I have watched with interest the recent footage broadcast in the media and on the internet highlighting the differences in how Trump and Obama treat Michelle and Melania. These snapshots reveal a huge chasm in behaviour promoting intense debate and women have taken to the streets in protest against derogatory remarks made by Trump in private against women. Some commentators have criticised these women labelling them ‘feminazis’.
Are the women marching on the streets overreacting as the term ‘feminazi suggests? I can’t help thinking about the real atrocities against women that are being committed in the Middle East, Africa, Asia. Should we not be marching on the streets about Saudi Arabia? Protesting against the curtailment of basic liberties that we enjoy here in the West and believe to be our rights and freedoms. To be fair though, there have been such protests too, though perhaps less publicised. Maybe we are suffering protest fatigue.
Does Obama demonstrate an absolute role model in terms of how men should treat women?
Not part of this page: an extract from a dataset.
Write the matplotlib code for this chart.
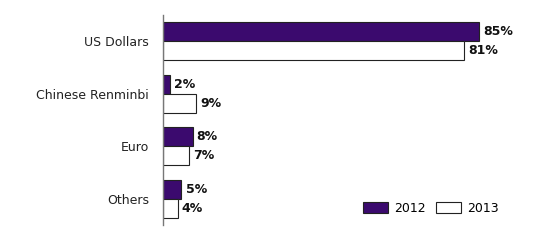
import matplotlib.pyplot as plt
import numpy as np

categories = ["US Dollars", "Chinese Renminbi", "Euro", "Others"]
vals_2012 = [85, 2, 8, 5]
vals_2013 = [81, 9, 7, 4]
years = ["2012", "2013"]

purple = "#3b0a6e"

fig = plt.figure(figsize=(5.5, 2.43), dpi=100)
ax = fig.add_axes([0.296, 0.074, 0.677, 0.864])

y = np.arange(len(categories))
h = 0.36
b1 = ax.barh(y - h / 2, vals_2012, height=h, color=purple, edgecolor="#222222", linewidth=0.8, label=years[0])
b2 = ax.barh(y + h / 2, vals_2013, height=h, color="white", edgecolor="#222222", linewidth=0.8, label=years[1])

# labels to the right of each bar
for bars, vals in [(b1, vals_2012), (b2, vals_2013)]:
    for bar, v in zip(bars, vals):
        ax.text(bar.get_width() + 1.1, bar.get_y() + bar.get_height() / 2, "%d%%" % v,
                va="center", ha="left", fontsize=9, fontweight="bold", color="#111111")

ax.set_ylim(3.5, -0.5)
ax.set_xlim(0, 100)
ax.set_yticks(y)
ax.set_yticklabels(categories, fontsize=9, color="#222222")
ax.tick_params(axis="y", length=0, pad=10)
ax.set_xticks([])
for s in ["top", "right", "bottom"]:
    ax.spines[s].set_visible(False)
ax.spines["left"].set_color("#777777")
ax.spines["left"].set_linewidth(1.0)

fig.legend(loc="center left", bbox_to_anchor=(363 / 550, 1 - 208 / 243), ncol=2, frameon=False,
           handlelength=2.0, handleheight=1.0, columnspacing=0.8,
           handletextpad=0.5, borderpad=0, borderaxespad=0, prop={"size": 9})

plt.savefig("out.png", dpi=100)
We have watched his public displays of respect and tender affection. As he opens the car door for Michelle, or he drapes his jacket over her shoulders at the end of an exhausting evening, or as he refers to her in speeches with intense love and profound respect .. the list goes on..
Many men support the view that “sisters are doing it for themselves”- roughly translated they think modern women don’t appreciate a public show of affection or courtesy. That it demeans them in some way, and ardent feminists would agree that they don’t want preferential treatment in any way. They want equality. Personally I think this view lets men off the hook too easily and that some men, not consciously perhaps, take advantage of this position. Women still do the bulk of domestic chores in the home, the child rearing, cooking and the laundry. Even if they employ domestic help they will be the ones doing the hiring and firing.
Like Michelle, I do appreciate respect a degree of chivalry from a man. I do want to be taken care of, I don’t have anything to prove, I am finding it exhausting enough raising young children without having to feel the pressure to have a high flying career. I do appreciate politeness and most importantly it means a lot when he listens properly to me and respects my opinion, or tells me that I am a great mum and puts thought and effort into spoiling me on my birthday.
Another distressing thought is that some partners may have a veneer of charm and affection in public but are not necessarily helpful or kind (or may even be abusive) in private. Of course, women may defer to their husband in public but behind closed doors will be utterly in control, although this is presumably far less common. How do we know what goes on behind closed doors ?
My husband doesn’t do grand gestures but I know he loves me, he puts up with my idiosyncrasies right? And he is kind, loyal and we do talk. Lots. Sometimes anyway. And I appreciate and would rather buy myself the flowers and get help with the childcare or the washing up! As much as we might all aspire to have an Obama or a Mr Darcey (actually he was quite moody but made up for it in looks) I have someone a bit more ordinary and slightly less charismatic!